I have a memory in my head…it goes way, way back in time. Maybe I was five; it seems you can’t go back much further than that in your childhood memory bank unless you confuse actual happenings with the memories of others. But there I was, with my grandmother, in a funeral parlor, or funeral home as they are called in southern Indiana.
What I do not recall is WHY we were there. I do not remember us “visiting someone”, if you know what I mean. We were in a big room where there were lots of caskets, coffins, sarcophaguses, or after placed in the ground, “final resting place”.
I specifically remember there being child-size samples. Obviously this vivid, and not so happy, memory has remained with me for more than 45 years.
Never letting go of my grandmother’s hand, I think I can say I was traumatized.

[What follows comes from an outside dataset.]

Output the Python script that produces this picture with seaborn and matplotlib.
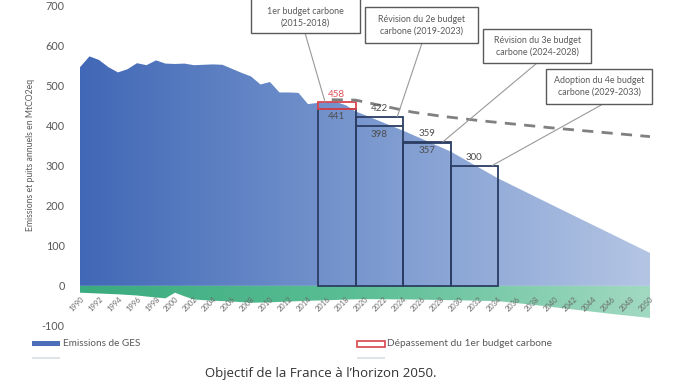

Fast forward some 30 years and there I was again, back in the Parlor. Only this time it was for an even more somber occasion. My great aunt had passed away and my sister and I had been asked to sing a hymn for the funeral service. This was not anything we had not done before; we were accustomed to singing together. We had sang as a trio in our church growing up with our father as the tenor, strumming his acoustic for all it was worth, my sister leading and me bringing up the alto. “Buddy and the Girls” sang some old Rambo songs, newer Lanny Wolfe selections (now remember this was the 70’s) and probably some Happy Goodman’s thrown in for good measure. (Indulge me here with this blast from the past…you can barely make it out but this is the three of us singing back in the day…)
(And this one, a close-up of the Brady Bunch, I mean the Miller family, circa 1976…classics…dyin’ over those leisure suits!)
But this time, for some reason, “Dad” wasn’t singing with us; we were on our own and it should have been easy street.
Not so. Oh, not so.
As was the setting in this particular home-for-the-dearly-departed, the singers and organist were in a “secret room” off to the side; we could not be seen, only heard.
That is good and it is also bad.
We could not really see what was going on, except for some “slats” in the wall that gave us a slight view of the minister.
It was finally our time to begin “Near the Cross” and the organist starts the introduction. My sister, Rhea, made Fanny Crosby proud in that moment as she softly crooned,Jesus, keep me near the cross,
There a precious fountain
Free to all, a healing stream
Flows from Calv’ry’s mountain.
I humbly add my alto to her soprano when we reach the chorus and family harmony never sounded so good as we blended together to sing,In the cross! In the cross! Be my glory ever…
Here is where things go horribly wrong.
We are gathered around one microphone, reminiscent of radio recordings, and almost singing face-to-face. Suddenly, without warning, Rhea begins to giggle.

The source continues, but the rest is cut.